During this morning’s
meditation I became aware that the street outside was quiet, devoid of traffic
and no other sounds apart from birds and the rain on the window. The soft
occasional temple bell sound from my phone timer was the only thing to gently
break into my reverie. I could have been anywhere in the world; halfway up a
mountain or in the middle of nowhere for all the outside noise of which there
wasn’t any. Nothing mattered really, and any passing thoughts quickly moved on
unchallenged.
It reminded me of my first
day at school when I was 5. I came from a home where there was only mum and no
other siblings my age, the radio was on sometimes for Woman’s Hour or the “Play
for Today”, the quiet would have been deafening had I had a comparison. I
wasn’t allowed to make noise, shout, sing, keep up chatter and ask questions, I
would be hissed into silence. Mum didn’t do people or social situations. She
was reclusive. So I largely spent my time in the garden or drawing pictures and
reading, (lucky I could read at an early age I suppose!) and thinking.
That first day in the
playground was a terrifying experience. I spent it cowering in a corner with my
hands pressed tightly over my ears against the barrage of noise that was
nothing short of painful. I kept trying to escape back into the sanctuary of
the school building, only to be turfed back out again. The staff obviously
thinking I was faking it. The other kids got accustomed to calling me “weird”

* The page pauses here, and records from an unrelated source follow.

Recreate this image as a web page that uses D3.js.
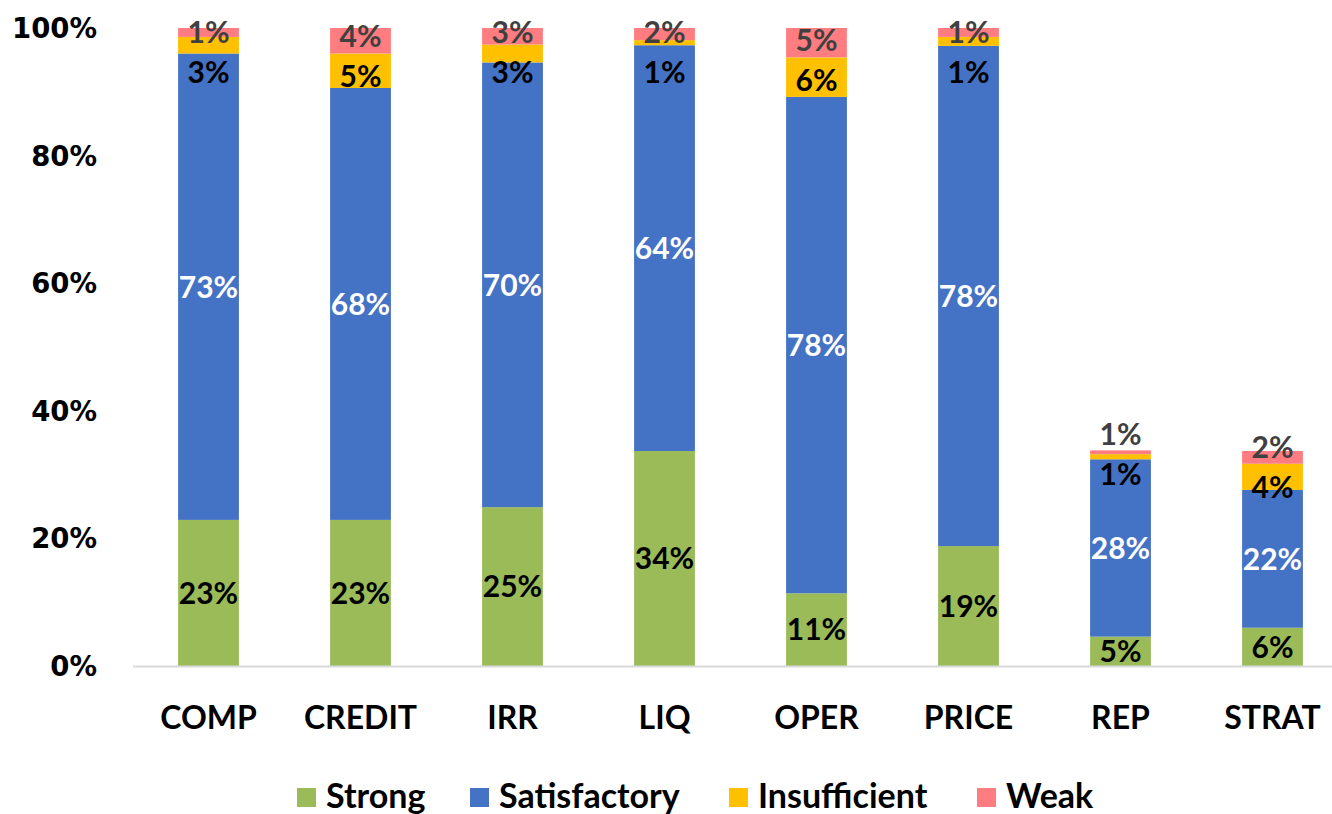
<!DOCTYPE html>
<html>
<head>
<meta charset="utf-8">
<script src="https://cdn.jsdelivr.net/npm/d3@7"></script>
<style>
  html, body { margin: 0; padding: 0; background: #fff; }
  svg { display: block; }
  text { font-family: Lato, "Open Sans", sans-serif; font-weight: bold; }
</style>
</head>
<body>
<svg id="chart" width="1332" height="814"></svg>
<script>
const categories = ["COMP", "CREDIT", "IRR", "LIQ", "OPER", "PRICE", "REP", "STRAT"];
const seriesNames = ["Strong", "Satisfactory", "Insufficient", "Weak"];
const strong       = [22.9, 22.9, 24.9, 33.7, 11.4, 18.8, 4.6, 6.0];
const satisfactory = [73.1, 67.7, 69.7, 63.6, 77.8, 78.4, 27.8, 21.6];
const insufficient = [2.6, 5.4, 2.8, 0.8, 6.2, 1.4, 0.8, 4.1];
const weak         = [1.4, 4.0, 2.6, 1.9, 4.6, 1.4, 0.6, 2.0];
const yTicks = [0, 20, 40, 60, 80, 100];
const colors = ["#9BBB59", "#4472C4", "#FFC000", "#FF7C80"];
const labelColors = ["#000000", "#FFFFFF", "#000000", "#404040"];

const seriesValues = [strong, satisfactory, insufficient, weak];
const rows = categories.map((c, i) => {
  const r = { cat: c };
  seriesNames.forEach((s, k) => r[s] = seriesValues[k][i]);
  return r;
});
const stacked = d3.stack().keys(seriesNames)(rows);

const svg = d3.select("#chart");
const x = d3.scaleBand().domain(categories).range([132.5, 1348.5]).paddingInner(0.6).paddingOuter(0.3);
const y = d3.scaleLinear().domain([0, 100]).range([666, 28]);

// y tick labels
svg.append("g").selectAll("text").data(yTicks).join("text")
  .attr("x", 97)
  .attr("y", d => y(d))
  .attr("dy", "0.36em")
  .attr("text-anchor", "end")
  .style("font-family", "'DejaVu Sans', sans-serif")
  .style("font-size", "27.5px")
  .text(d => d + "%");

// bars
const layers = svg.append("g").selectAll("g").data(stacked).join("g")
  .attr("fill", (d, i) => colors[i]);
layers.selectAll("rect").data(d => d).join("rect")
  .attr("x", d => x(d.data.cat))
  .attr("width", x.bandwidth())
  .attr("y", d => y(d[1]))
  .attr("height", d => y(d[0]) - y(d[1]));

// axis line
svg.append("line")
  .attr("x1", 133).attr("x2", 1332)
  .attr("y1", y(0) + 0.5).attr("y2", y(0) + 0.5)
  .attr("stroke", "#D9D9D9").attr("stroke-width", 2);

// x labels
svg.append("g").selectAll("text").data(categories).join("text")
  .attr("x", d => x(d) + x.bandwidth() / 2)
  .attr("y", 729)
  .attr("text-anchor", "middle")
  .style("font-size", "32px")
  .text(d => d);

// data labels with simple overlap avoidance for the top two segments
const fs = 30, gap = 40, topLimit = 32;
const labelG = svg.append("g");
categories.forEach((c, i) => {
  const centers = stacked.map(s => (y(s[i][0]) + y(s[i][1])) / 2);
  let yIns = centers[2], yWeak = centers[3];
  if (yIns - yWeak < gap) {
    const mid = (yIns + yWeak) / 2;
    yWeak = mid - gap / 2;
    yIns = mid + gap / 2;
    if (yWeak < topLimit) { yIns += topLimit - yWeak; yWeak = topLimit; }
  }
  const ys = [centers[0], centers[1], yIns, yWeak];
  seriesNames.forEach((s, k) => {
    labelG.append("text")
      .attr("x", x(c) + x.bandwidth() / 2)
      .attr("y", ys[k])
      .attr("dy", "0.36em")
      .attr("text-anchor", "middle")
      .attr("fill", labelColors[k])
      .style("font-size", fs + "px")
      .text(Math.round(seriesValues[k][i]) + "%");
  });
});

// legend
const legendX = [297, 470, 729, 977];
const lg = svg.append("g").selectAll("g").data(seriesNames).join("g")
  .attr("transform", (d, i) => `translate(${legendX[i]},788)`);
lg.append("rect").attr("width", 19).attr("height", 19).attr("fill", (d, i) => colors[i]);
lg.append("text").attr("x", 29).attr("y", 20).style("font-size", "34px").text(d => d);
</script>
</body>
</html>
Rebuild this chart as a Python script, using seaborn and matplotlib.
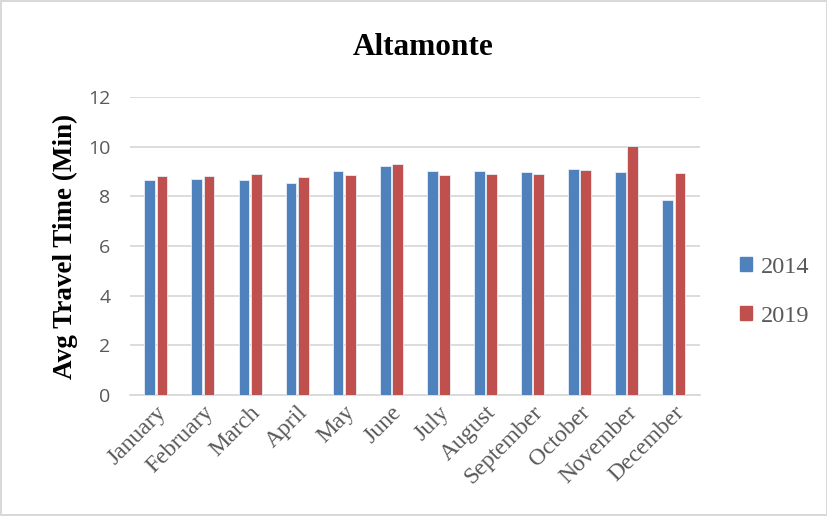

or “thick” because I didn’t have any idea how to interact on a social level,
never having had to before. After a week or so (not sure how long) I got on
with the hubbub and the people and surrendered to what is normal life. A final
temple gong had sounded somewhere some long time ago in the back of my mind and
with no real idea how long I had “sat” I attempted to move. Both buttocks had
gone completely to sleep and my legs and feet were numb and difficult to move.
I had been on that cushion for 40 odd minutes and it took me a while to kick
myself into the day, but the insight and internal space I created for myself
was priceless.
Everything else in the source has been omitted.